Once it sees that its first few dozen pods are not going to make any seed, it will double and redouble its efforts to produce more and more pods, as the season progresses."
That right there is great info to learn! Thank you for passing on you knowledge, Ron, from years of growing the okra.
I got my seed I ordered from you quickly, and thank you for the bonus seed.
Your paper towel germination method worked perfectlly. 100% germination.
Been getting so much rain in SW OK lately. 6 inches in last 6 days. Okra is planted and up and growing, though.
Post by heavyhitterokra on Jul 1, 2020 10:09:42 GMT -6
We haven't had any rain here in the Tahlequah area for a little over a month. The temperatures have been steadily in the 90s each day with unusually high winds. The Illinois River is running low, and the fishing here has been no good lately. If I didn't water my garden every evening, I think I'd be losing plants right now. Japanese Beetles and Flea Beetles are thick, and I saw my first squash bug this morning.

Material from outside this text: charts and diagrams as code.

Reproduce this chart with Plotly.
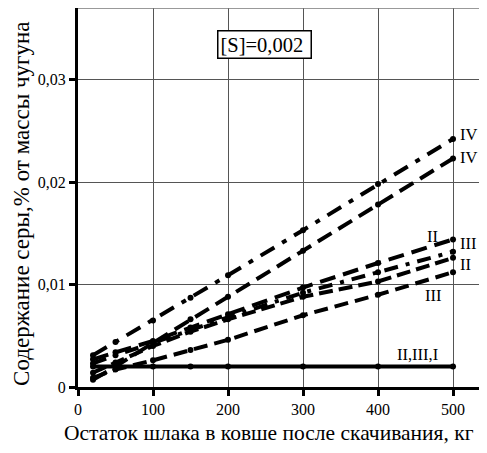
import plotly.graph_objects as go

x_vals = [20, 50, 100, 150, 200, 300, 400, 500]

iv_dashdot = [0.0031, 0.0044, 0.0065, 0.0087, 0.0109, 0.0153, 0.0198, 0.0242]
iv_dash = [0.0007, 0.0020, 0.0043, 0.0066, 0.0088, 0.0133, 0.0178, 0.0223]
iii_upper = [0.0027, 0.0034, 0.0045, 0.0058, 0.0071, 0.0097, 0.0121, 0.0144]
ii_dashdot = [0.0023, 0.0031, 0.0043, 0.0056, 0.0068, 0.0092, 0.0112, 0.0132]
ii_lower = [0.0014, 0.0024, 0.0040, 0.0054, 0.0066, 0.0088, 0.0103, 0.0126]
iii_lower = [0.0009, 0.0017, 0.0026, 0.0036, 0.0046, 0.0070, 0.0090, 0.0112]
base_line = [0.002, 0.002, 0.002, 0.002, 0.002, 0.002, 0.002, 0.002]

y_ticks = [0, 0.01, 0.02, 0.03]
y_tick_text = ["0", "0,01", "0,02", "0,03"]
x_ticks = [0, 100, 200, 300, 400, 500]

labels = [
    ("IV", 507, 0.0246),
    ("IV", 507, 0.0224),
    ("III", 507, 0.0140),
    ("II", 507, 0.0120),
    ("II", 462, 0.0147),
    ("III", 460, 0.0089),
    ("II,III,I", 452, 0.0032),
]

x_title = "Остаток шлака в ковше после скачивания, кг"
y_title = "Содержание серы,% от массы чугуна"

FONT = "Liberation Serif, Times New Roman, serif"

fig = go.Figure()

series = [
    (iv_dashdot, "16px,9px,5px,9px"),
    (iv_dash, "16px,8px"),
    (iii_upper, "16px,8px"),
    (ii_dashdot, "14px,8px,4px,8px"),
    (ii_lower, "14px,6px"),
    (iii_lower, "14px,7px"),
    (base_line, "solid"),
]
for vals, dash in series:
    fig.add_trace(go.Scatter(
        x=x_vals, y=vals, mode="lines+markers",
        line=dict(color="black", width=4, dash=dash),
        marker=dict(color="black", size=6),
        showlegend=False, hoverinfo="skip", cliponaxis=False,
    ))

for txt, lx, ly in labels:
    fig.add_annotation(x=lx, y=ly, text=txt, showarrow=False,
                       xanchor="left" if txt != "II,III,I" else "center",
                       yanchor="middle",
                       font=dict(family=FONT, size=16.5, color="black"))

fig.add_annotation(x=248, y=0.0334, text="[S]=0,002 ", showarrow=False,
                   font=dict(family=FONT, size=20.5, color="black"),
                   bordercolor="black", borderwidth=1.5, borderpad=2,
                   bgcolor="white")

# axis titles placed as annotations (paper coords)
fig.add_annotation(xref="paper", yref="paper", x=0.467, y=-0.121,
                   text=x_title, showarrow=False, xanchor="center", yanchor="middle",
                   font=dict(family=FONT, size=21.5, color="black"))
fig.add_annotation(xref="paper", yref="paper", x=-0.137, y=0.483,
                   text=y_title, showarrow=False, textangle=-90,
                   xanchor="center", yanchor="middle",
                   font=dict(family=FONT, size=23, color="black"))

fig.add_shape(type="line", xref="paper", yref="paper", x0=0, x1=1, y0=1, y1=1,
              line=dict(color="#777777", width=1.5))

fig.update_layout(
    width=479, height=445,
    margin=dict(l=70, r=0, t=0, b=66, autoexpand=False),
    plot_bgcolor="white", paper_bgcolor="white",
    font=dict(family=FONT, color="black", size=15),
    xaxis=dict(
        range=[0, 545.3], tickvals=x_ticks,
        showgrid=True, gridcolor="#555555", gridwidth=1,
        showline=True, linecolor="black", linewidth=3,
        ticks="outside", ticklen=6, tickwidth=3, tickcolor="black",
        zeroline=False, automargin=False,
        tickfont=dict(family=FONT, size=16),
    ),
    yaxis=dict(
        range=[0, 0.03698], tickvals=y_ticks, ticktext=y_tick_text,
        showgrid=True, gridcolor="#555555", gridwidth=1,
        showline=True, linecolor="black", linewidth=3,
        ticks="outside", ticklen=6, tickwidth=3, tickcolor="black",
        zeroline=False, automargin=False,
        tickfont=dict(family=FONT, size=16),
    ),
)

fig.write_html("out.html")
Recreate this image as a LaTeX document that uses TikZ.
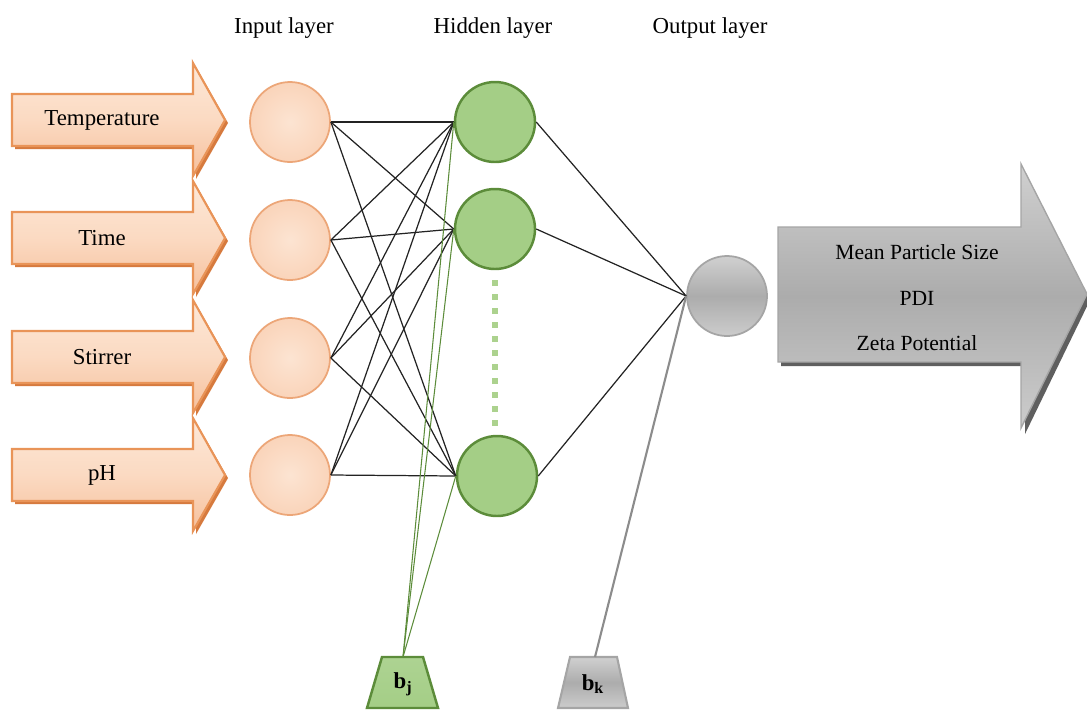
\documentclass[tikz,border=0pt]{standalone}
\usepackage{fontspec}
\setmainfont{Liberation Serif}
\usetikzlibrary{calc}
\definecolor{peachTop}{RGB}{253,232,216}
\definecolor{peachMid}{RGB}{251,218,194}
\definecolor{peachBot}{RGB}{246,192,156}
\definecolor{orangeLine}{RGB}{233,148,88}
\definecolor{orangeShadow}{RGB}{214,122,62}
\definecolor{inFill}{RGB}{250,212,186}
\definecolor{inFillL}{RGB}{252,228,210}
\definecolor{inLine}{RGB}{236,166,120}
\definecolor{hidFill}{RGB}{164,206,134}
\definecolor{hidLine}{RGB}{92,140,58}
\definecolor{dotGreen}{RGB}{172,210,142}
\definecolor{grayTop}{RGB}{208,208,208}
\definecolor{grayMid}{RGB}{172,172,172}
\definecolor{grayBot}{RGB}{204,204,204}
\definecolor{grayLine}{RGB}{165,165,165}
\definecolor{grayShadow}{RGB}{95,95,95}
\definecolor{linkBlack}{RGB}{35,35,35}
\tikzset{
  lbl/.style={font=\fontsize{13}{15}\selectfont, inner sep=0pt},
  outlbl/.style={font=\fontsize{12.3}{14}\selectfont, inner sep=0pt},
  inarrow/.style={draw=orangeLine, line width=1.2pt, top color=peachTop, bottom color=peachBot, middle color=peachMid},
  inshadow/.style={fill=orangeShadow},
  innode/.style={circle, draw=inLine, line width=1pt, inner color=inFillL, outer color=inFill, minimum size=80*0.02cm, inner sep=0pt},
  hidnode/.style={circle, draw=hidLine, line width=1.4pt, fill=hidFill, minimum size=80*0.02cm, inner sep=0pt},
  outnode/.style={circle, draw=grayLine, line width=1pt, top color=grayTop, bottom color=grayBot, middle color=grayMid, minimum size=80*0.02cm, inner sep=0pt},
  link/.style={draw=linkBlack, line width=0.7pt},
  biaslink/.style={draw=hidLine, line width=0.6pt},
  graylink/.style={draw=grayLine!85!black, line width=1.2pt},
  outarrow/.style={draw=grayLine, line width=0.8pt, top color=grayTop, bottom color=grayBot, middle color=grayMid},
}
\begin{document}
\begin{tikzpicture}[x=0.02cm, y=-0.02cm]
\useasboundingbox (0,0) rectangle (1087,711);

% layer titles
\node[lbl] (tin) at (284,28) {Input layer};
\node[lbl] (thid) at (493,28) {Hidden layer};
\node[lbl] (tout) at (710,28) {Output layer};

% input arrows
\foreach \c/\t/\n in {120/Temperature/aT, 238/Time/aTi, 357/Stirrer/aS, 475/pH/ap}{
  \fill[inshadow] (15,\c-22) -- (196,\c-22) -- (196,\c-53) -- (228,\c+3) -- (196,\c+59) -- (196,\c+29) -- (15,\c+29) -- cycle;
  \path[inarrow] (12,\c-26) -- (193,\c-26) -- (193,\c-57) -- (225,\c) -- (193,\c+56) -- (193,\c+26) -- (12,\c+26) -- cycle;
  \node[lbl] (\n) at (102,\c) {\t};
}

% input nodes
\node[innode] (i1) at (290,122) {};
\node[innode] (i2) at (290,240) {};
\node[innode] (i3) at (290,358) {};
\node[innode] (i4) at (290,475) {};

% hidden nodes
\node[hidnode] (h1) at (495,122) {};
\node[hidnode] (h2) at (495,229) {};
\node[hidnode] (h3) at (497,476) {};
\coordinate (dtop) at (495,280);
\coordinate (dbot) at (495,426);
\draw[dotGreen, line width=6*0.02cm, dash pattern=on 6*0.02cm off 8*0.02cm] (dtop) -- (dbot);

% output node
\node[outnode] (o) at (727,296) {};

% input -> hidden
\foreach \i in {i1,i2,i3,i4}{
  \foreach \h in {h1,h2,h3}{
    \draw[link] (\i.east) -- (\h.west);
  }
}
% hidden -> output
\foreach \h in {h1,h2,h3}{
  \draw[link] (\h.east) -- (o.west);
}

% bias j
\path[draw=hidLine, line width=1.4pt, top color=hidFill!90!white, bottom color=hidFill] (382,657) -- (423,657) -- (438,708) -- (367,708) -- cycle;
\coordinate (bjtop) at (403,657);
\node[lbl, font=\fontsize{13}{15}\selectfont\bfseries] (bj) at (403,684) {b$_{\mathbf{j}}$};
\foreach \h in {h1,h2,h3}{
  \draw[biaslink] (bjtop) -- (\h.west);
}

% bias k
\path[draw=grayLine, line width=1.2pt, top color=grayTop, bottom color=grayBot, middle color=grayMid] (570,657) -- (617,657) -- (628,708) -- (558,708) -- cycle;
\coordinate (bktop) at (595,657);
\node[lbl, font=\fontsize{13}{15}\selectfont\bfseries] (bk) at (593,684) {b$_{\mathbf{k}}$};
\draw[graylink] (bktop) -- (o.west);

% output arrow
\fill[grayShadow] (781,231) -- (1025,231) -- (1025,231) -- (1091,298) -- (1025,434) -- (1025,366) -- (781,366) -- cycle;
\path[outarrow] (778,227) -- (1021,227) -- (1021,164) -- (1087,294) -- (1021,428) -- (1021,362) -- (778,362) -- cycle;
\node[outlbl] (m1) at (917,252) {Mean Particle Size};
\node[outlbl] (m2) at (917,298) {PDI};
\node[outlbl] (m3) at (917,343) {Zeta Potential};
\end{tikzpicture}
\end{document}
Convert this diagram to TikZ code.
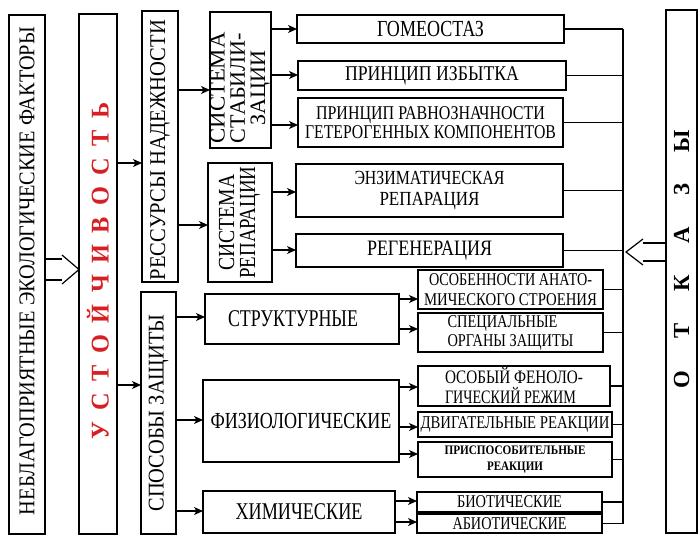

Count your blessings that you're still getting rain down in the Southwest part of the State.
I had a wholesale produce buyer come by this morning, looking for okra and tomatoes for sale. From what he was telling me, it doesn't sound like anyone in this part of the country has any fresh produce to sell. He said corn was going for $19.00 per bushel (about 40 to 50 cents per ear). Watermelons were going for $7.00 to $10.00 each, cantaloupes were selling for close to $5.00 each, okra and tomatoes are not available, and peppers are unheard of. He said even the berry producers got wiped out by the May 8th freeze. So it sounds like a person needs to thank their lucky stars if they end up with any kind of garden this year at all.
Thanks, for the update from down in the Lawton Area. It's always good to hear from other growers in the surrounding parts of the State. I'm really glad to hear someone has been getting rain. If everyone was in the same boat as we're in out here, things in the world of agriculture would be getting scary pretty fast.